__Exercise brief__
Leave out the pictures, and retype only the lines from the beginning of the material through the line that contains "(addr) at (1140,1)", including both.

[Given data start]

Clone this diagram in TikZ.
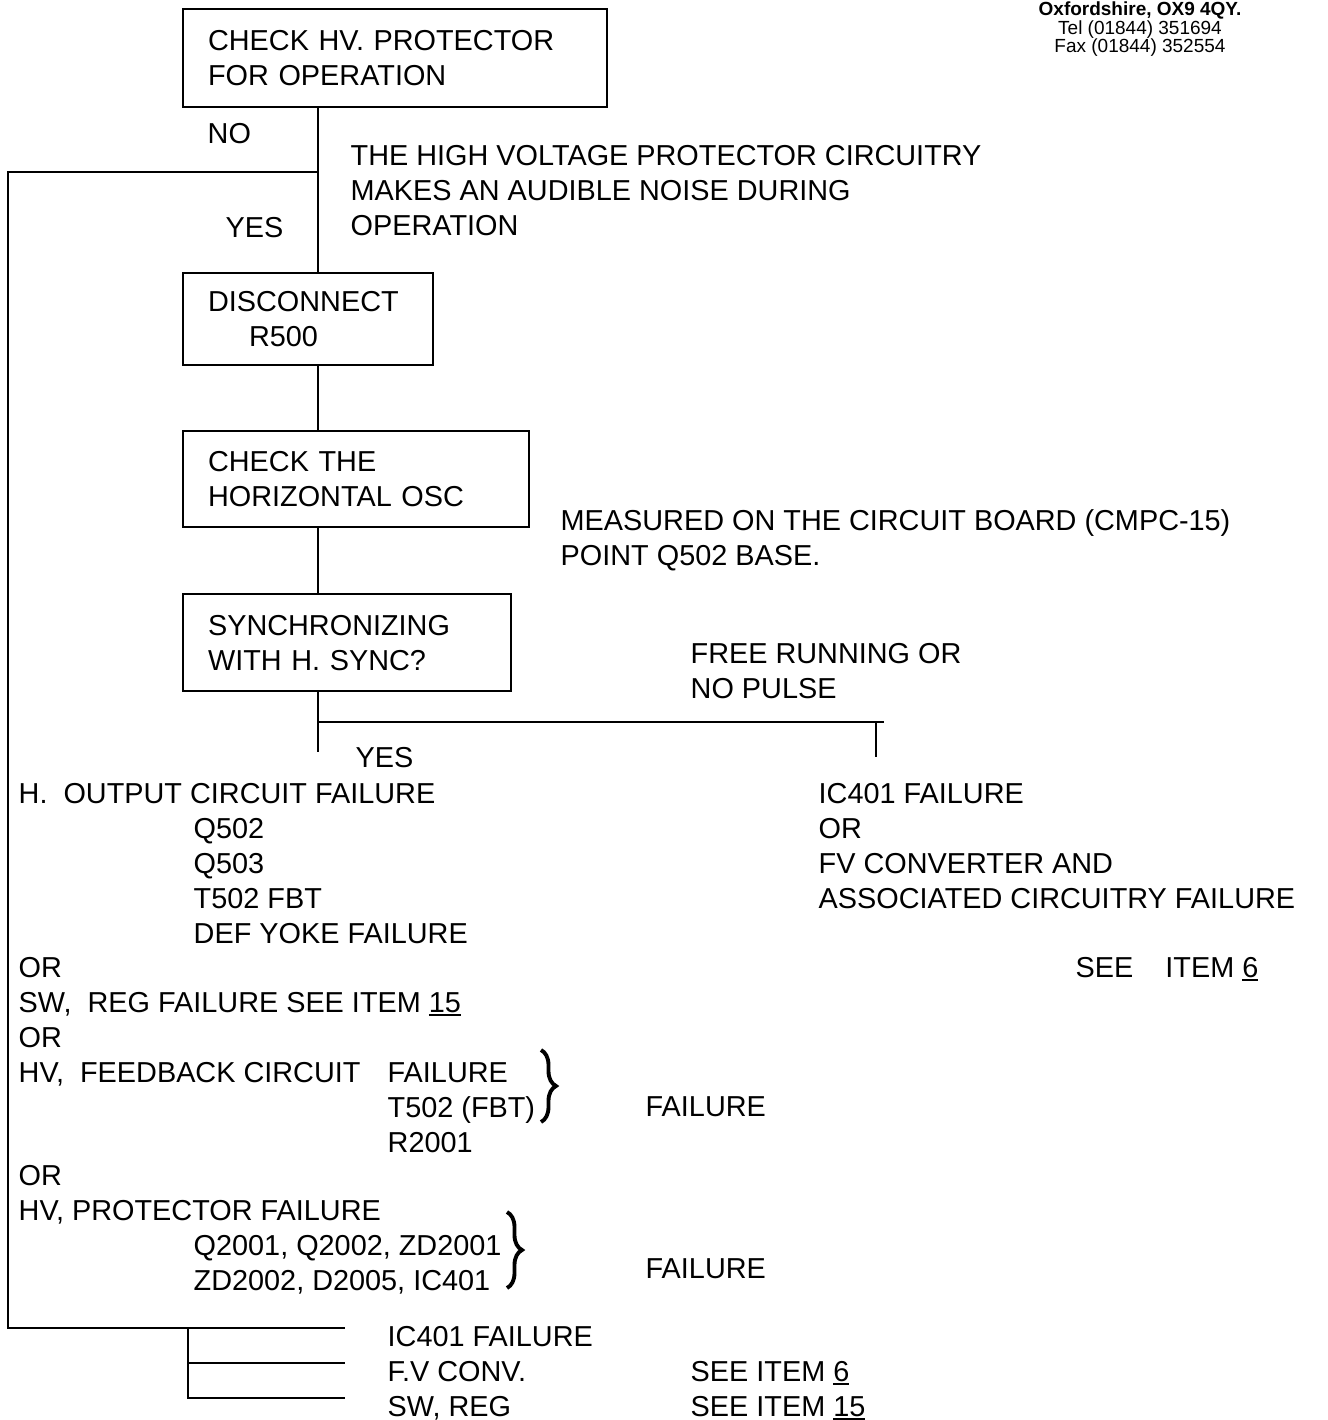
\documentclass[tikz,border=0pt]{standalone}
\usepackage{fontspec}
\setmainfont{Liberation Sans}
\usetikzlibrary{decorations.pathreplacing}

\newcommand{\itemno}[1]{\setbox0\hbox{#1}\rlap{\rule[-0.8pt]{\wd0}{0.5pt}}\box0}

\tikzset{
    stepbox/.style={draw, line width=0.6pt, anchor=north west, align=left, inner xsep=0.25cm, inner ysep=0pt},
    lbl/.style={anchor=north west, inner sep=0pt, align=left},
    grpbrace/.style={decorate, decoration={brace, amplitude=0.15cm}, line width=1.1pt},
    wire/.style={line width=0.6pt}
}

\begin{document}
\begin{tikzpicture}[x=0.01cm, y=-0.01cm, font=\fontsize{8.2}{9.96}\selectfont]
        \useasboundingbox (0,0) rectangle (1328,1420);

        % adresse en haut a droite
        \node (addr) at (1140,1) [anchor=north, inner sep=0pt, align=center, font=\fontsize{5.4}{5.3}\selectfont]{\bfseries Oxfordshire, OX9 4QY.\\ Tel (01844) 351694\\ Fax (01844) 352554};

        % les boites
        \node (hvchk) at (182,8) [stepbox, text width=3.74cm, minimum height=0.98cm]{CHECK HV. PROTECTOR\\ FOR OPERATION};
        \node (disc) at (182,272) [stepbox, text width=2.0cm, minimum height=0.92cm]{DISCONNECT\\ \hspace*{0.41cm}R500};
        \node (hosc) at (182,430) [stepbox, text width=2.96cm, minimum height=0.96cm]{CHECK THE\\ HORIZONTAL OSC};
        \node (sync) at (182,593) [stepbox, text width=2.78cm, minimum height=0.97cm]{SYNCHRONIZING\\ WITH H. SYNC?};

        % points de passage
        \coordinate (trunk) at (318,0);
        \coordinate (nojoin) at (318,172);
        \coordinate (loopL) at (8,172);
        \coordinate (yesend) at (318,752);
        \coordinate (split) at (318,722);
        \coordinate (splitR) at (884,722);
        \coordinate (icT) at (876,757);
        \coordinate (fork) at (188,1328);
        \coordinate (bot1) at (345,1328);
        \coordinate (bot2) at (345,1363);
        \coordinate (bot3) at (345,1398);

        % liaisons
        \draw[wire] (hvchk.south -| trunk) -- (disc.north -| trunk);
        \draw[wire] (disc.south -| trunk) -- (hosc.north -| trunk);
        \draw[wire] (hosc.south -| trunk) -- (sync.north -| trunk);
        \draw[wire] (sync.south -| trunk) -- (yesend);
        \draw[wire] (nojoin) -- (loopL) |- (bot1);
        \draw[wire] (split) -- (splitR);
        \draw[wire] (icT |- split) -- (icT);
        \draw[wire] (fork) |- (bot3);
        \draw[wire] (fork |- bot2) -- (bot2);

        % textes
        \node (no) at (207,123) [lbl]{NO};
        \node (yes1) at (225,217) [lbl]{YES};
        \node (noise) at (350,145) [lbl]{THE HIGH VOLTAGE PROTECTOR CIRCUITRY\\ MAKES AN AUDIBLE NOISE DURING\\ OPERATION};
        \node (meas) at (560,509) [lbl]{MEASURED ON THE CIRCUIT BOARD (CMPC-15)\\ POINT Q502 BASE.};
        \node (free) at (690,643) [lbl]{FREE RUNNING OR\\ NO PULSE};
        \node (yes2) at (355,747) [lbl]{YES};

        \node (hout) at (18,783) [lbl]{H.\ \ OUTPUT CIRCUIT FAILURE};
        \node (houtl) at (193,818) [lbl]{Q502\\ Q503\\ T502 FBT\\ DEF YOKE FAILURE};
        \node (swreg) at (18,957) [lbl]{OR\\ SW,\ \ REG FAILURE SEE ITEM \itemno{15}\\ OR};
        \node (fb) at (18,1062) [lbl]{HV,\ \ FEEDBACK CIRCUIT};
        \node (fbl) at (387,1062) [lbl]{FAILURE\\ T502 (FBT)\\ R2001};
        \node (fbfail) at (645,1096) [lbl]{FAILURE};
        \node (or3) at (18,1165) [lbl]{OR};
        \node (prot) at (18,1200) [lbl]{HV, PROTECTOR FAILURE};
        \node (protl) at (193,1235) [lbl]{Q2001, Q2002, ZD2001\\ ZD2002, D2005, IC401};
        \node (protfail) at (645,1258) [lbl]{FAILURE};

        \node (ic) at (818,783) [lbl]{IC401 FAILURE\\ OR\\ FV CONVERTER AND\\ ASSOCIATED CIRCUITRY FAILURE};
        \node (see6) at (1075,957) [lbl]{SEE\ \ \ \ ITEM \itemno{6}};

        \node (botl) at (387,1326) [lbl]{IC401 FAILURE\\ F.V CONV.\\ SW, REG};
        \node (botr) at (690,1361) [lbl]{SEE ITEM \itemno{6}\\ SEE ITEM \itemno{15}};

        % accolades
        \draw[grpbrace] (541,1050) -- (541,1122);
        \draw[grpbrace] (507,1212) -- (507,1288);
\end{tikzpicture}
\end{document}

[Given data end]

__In response__
Clone this diagram in TikZ.
\documentclass[tikz,border=0pt]{standalone}
\usepackage{fontspec}
\setmainfont{Liberation Sans}
\usetikzlibrary{decorations.pathreplacing}

\newcommand{\itemno}[1]{\setbox0\hbox{#1}\rlap{\rule[-0.8pt]{\wd0}{0.5pt}}\box0}

\tikzset{
    stepbox/.style={draw, line width=0.6pt, anchor=north west, align=left, inner xsep=0.25cm, inner ysep=0pt},
    lbl/.style={anchor=north west, inner sep=0pt, align=left},
    grpbrace/.style={decorate, decoration={brace, amplitude=0.15cm}, line width=1.1pt},
    wire/.style={line width=0.6pt}
}

\begin{document}
\begin{tikzpicture}[x=0.01cm, y=-0.01cm, font=\fontsize{8.2}{9.96}\selectfont]
        \useasboundingbox (0,0) rectangle (1328,1420);

        % adresse en haut a droite
        \node (addr) at (1140,1) [anchor=north, inner sep=0pt, align=center, font=\fontsize{5.4}{5.3}\selectfont]{\bfseries Oxfordshire, OX9 4QY.\\ Tel (01844) 351694\\ Fax (01844) 352554};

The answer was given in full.